Recent dig at New York's World Trade Center site reveals Ice Age landscape

Sep 24, 2008 12:00 GMT  ·  By

The recent digs performed this summer at the World Trade Center in New York in order to lay the foundations for another skyscraper revealed some remains sculpted into the rocks in the area by ancient glaciers some twenty millennia ago, among which there was a 40 ft-deep (12 m) pothole.  

The uncovering of the solid rock under the ground zero site situated in the lower part of Manhattan is crucial for supporting the 4th tower of Silverstein Properties' new World Trade Center. Anthony Pontecorvo, a structural engineer from Mueser Rutledge Consulting Engineers who works on the project stated: "You want to make sure you're not perching something on a ledge."

  But the engineers' need to get rid of the earth and rocks in the area overlays scientists' need to uncover more features in the region and find out more about the past glaciation of that zone by studying formations such as the newly-found pothole.

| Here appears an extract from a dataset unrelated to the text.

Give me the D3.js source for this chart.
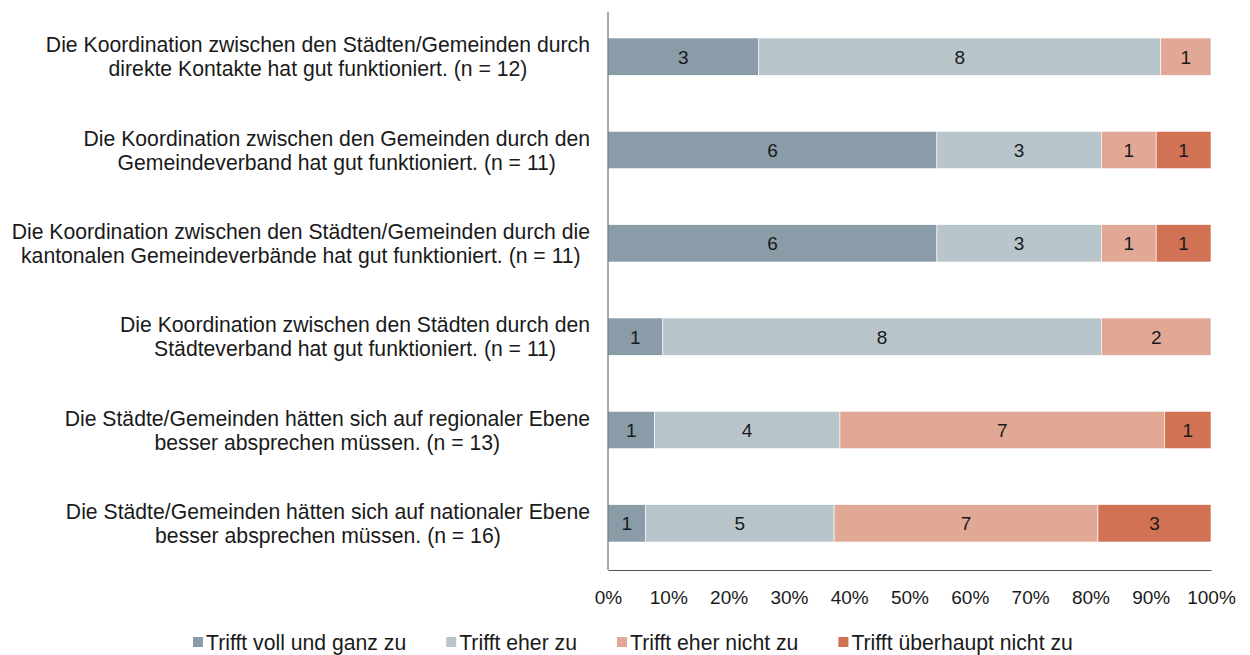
<!DOCTYPE html>
<html>
<head>
<meta charset="utf-8">
<script src="https://cdn.jsdelivr.net/npm/d3@7"></script>
<style>
  body { margin: 0; background: #fff; }
  svg text { font-family: "Liberation Sans", Arial, sans-serif; fill: #1a1a1a; }
</style>
</head>
<body>
<div class="chart"></div>
<script>
(function(){

  var width = 1250;
  var height = 655;
  var margin = { top: 10, right: 39, bottom: 85, left: 608 };

  // statements, each split in two lines as in the original
  var categories = [
    ['Die Koordination zwischen den Städten/Gemeinden durch', 'direkte Kontakte hat gut funktioniert. (n = 12)'],
    ['Die Koordination zwischen den Gemeinden durch den', 'Gemeindeverband hat gut funktioniert. (n = 11)'],
    ['Die Koordination zwischen den Städten/Gemeinden durch die', 'kantonalen Gemeindeverbände hat gut funktioniert. (n = 11)'],
    ['Die Koordination zwischen den Städten durch den', 'Städteverband hat gut funktioniert. (n = 11)'],
    ['Die Städte/Gemeinden hätten sich auf regionaler Ebene', 'besser absprechen müssen. (n = 13)'],
    ['Die Städte/Gemeinden hätten sich auf nationaler Ebene', 'besser absprechen müssen. (n = 16)']
  ];
  var seriesNames = ['Trifft voll und ganz zu', 'Trifft eher zu', 'Trifft eher nicht zu', 'Trifft überhaupt nicht zu'];
  var vollUndGanz  = [3, 6, 6, 1, 1, 1];
  var eher         = [8, 3, 3, 8, 4, 5];
  var eherNicht    = [1, 1, 1, 2, 7, 7];
  var ueberhaupt   = [0, 1, 1, 0, 1, 3];
  var xTicks = [0, 0.1, 0.2, 0.3, 0.4, 0.5, 0.6, 0.7, 0.8, 0.9, 1];
  var colors = ['#8a9ca7', '#b8c5cb', '#e2a896', '#d17254'];

  var rows = categories.map(function(c, i) {
    return { idx: i, v: [vollUndGanz[i], eher[i], eherNicht[i], ueberhaupt[i]] };
  });

  var innerW = width - margin.left - margin.right;
  var innerH = height - margin.top - margin.bottom;

  var svg = d3.select('.chart')
              .append('svg')
              .attr('width', width)
              .attr('height', height);

  var g = svg.append('g')
             .attr('transform', 'translate(' + margin.left + ',' + margin.top + ')');

  var x = d3.scaleLinear().domain([0, 1]).range([0, innerW]);
  var y = d3.scaleBand()
            .domain(d3.range(categories.length))
            .range([0, innerH])
            .paddingInner(0.6)
            .paddingOuter(0.3);

  // stacked shares
  var segments = [];
  rows.forEach(function(r) {
    var total = d3.sum(r.v);
    var acc = 0;
    r.v.forEach(function(val, k) {
      segments.push({ row: r.idx, k: k, val: val, x0: acc / total, x1: (acc + val) / total });
      acc += val;
    });
  });

  g.selectAll('rect.seg')
   .data(segments.filter(function(d) { return d.val > 0; }))
   .enter()
   .append('rect')
   .attr('class', 'seg')
   .attr('x', function(d) { return x(d.x0); })
   .attr('y', function(d) { return y(d.row); })
   .attr('width', function(d) { return x(d.x1) - x(d.x0); })
   .attr('height', y.bandwidth())
   .attr('fill', function(d) { return colors[d.k]; })
   .attr('stroke', '#fff')
   .attr('stroke-width', 0.6);

  g.selectAll('text.val')
   .data(segments.filter(function(d) { return d.val > 0; }))
   .enter()
   .append('text')
   .attr('class', 'val')
   .attr('x', function(d) { return (x(d.x0) + x(d.x1)) / 2; })
   .attr('y', function(d) { return y(d.row) + y.bandwidth() / 2; })
   .attr('dy', '0.36em')
   .attr('text-anchor', 'middle')
   .attr('font-size', '19px')
   .text(function(d) { return d.val; });

  // axes
  var xAxis = g.append('g')
               .attr('transform', 'translate(0,' + innerH + ')')
               .call(d3.axisBottom(x).tickValues(xTicks).tickSize(0).tickPadding(21)
                       .tickFormat(d3.format('.0%')));
  xAxis.select('.domain').attr('stroke', '#555').attr('stroke-width', 1);
  xAxis.selectAll('text').attr('font-size', '19px').style('font-family', null);

  g.append('line')
   .attr('x1', 0).attr('x2', 0)
   .attr('y1', 2).attr('y2', innerH)
   .attr('stroke', '#555')
   .attr('stroke-width', 1);

  // category labels: centred block, right edge at the axis gap
  var labelRight = margin.left - 18;
  var labels = svg.selectAll('g.cat')
                  .data(categories)
                  .enter()
                  .append('g')
                  .attr('class', 'cat');

  labels.each(function(lines, i) {
    var grp = d3.select(this);
    var cy = margin.top + y(i) + y.bandwidth() / 2;
    var t = grp.selectAll('text')
               .data(lines)
               .enter()
               .append('text')
               .attr('text-anchor', 'middle')
               .attr('font-size', '21.2px')
               .attr('y', function(d, j) { return cy + (j - 0.5) * 24; })
               .attr('dy', '0.36em')
               .text(function(d) { return d; });
    var maxW = d3.max(t.nodes(), function(n) { return n.getComputedTextLength(); });
    t.attr('x', labelRight - maxW / 2);
  });

  // legend
  var legend = svg.append('g').attr('class', 'legend');
  var lx = 193;
  var ly = 642;
  seriesNames.forEach(function(name, k) {
    legend.append('rect')
          .attr('x', lx).attr('y', ly - 5)
          .attr('width', 10).attr('height', 10)
          .attr('fill', colors[k]);
    var t = legend.append('text')
                  .attr('x', lx + 13).attr('y', ly)
                  .attr('dy', '0.36em')
                  .attr('font-size', '21.2px')
                  .text(name);
    lx += 13 + t.node().getComputedTextLength() + 40;
  });

})();
</script>
</body>
</html>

Cheryl J. Moss, senior geologist at Mueser Rutledge, said in an interview to The New York Times: "There are areas in local parks that have small vertical potholes exposed, but I'm not aware of anything in the city with a whole, self-contained depression on this scale."

  Still, like Robert B. Reina, a supervising structural engineer at Mueser Rutledge, said, however interesting it may prove for scientists, engineering needs are more pressing, thus the site won't get to be preserved for long. "It's nice to look at, but it's all got to go," he stated. All the features discovered will soon be gone – blasted, filled or covered, pothole included.  

The site's geology will perhaps still be present in all its splendor in the lecture related to that subject, which Moss and Pontecorvo intend to deliver today close to the ground zero site, at the Tribute World Trade Center Visitor Center.